Tendance. Intérieurs. Fantasia chez les poufs. Humour, extravagance, poésie...

La « Métropole » du Salon du meuble 2000 repère des lubies prospectives et expose, ce week-end, des objets contemporains, dont beaucoup de sièges, entre technologie et franche rigolade.


Est-ce les Radi Designers qui ont insufflé une brise loufoque sur la Métropole, îlot pionnier du Salon du meuble de Paris ? Élus créateurs de l'année 2000 de cette manifestation de plus en plus reconnue sur la scène européenne, ils trônent comme les joyeux papillons du jour au centre de ce lieu dédié à la création contemporaine.
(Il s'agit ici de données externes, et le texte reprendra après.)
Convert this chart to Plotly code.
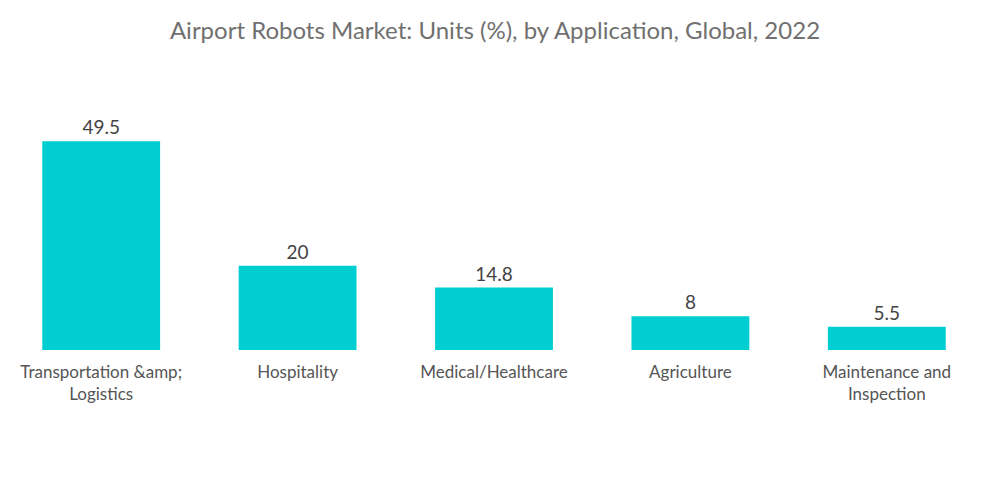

Sous la direction artistique de Christophe Pillet, scénographiée par Ronan et Erwan Bouroullec, cette petite cité idéale, aérée, permet, de rue en rue, de trouver chaise à son pied. Sans plan, choisir le parti pris de l'humour, un antidote indispensable au design qui se complaît souvent dans les concepts, afin, comme le rappelle Pillet, de « ne pas se prendre trop au sérieux ».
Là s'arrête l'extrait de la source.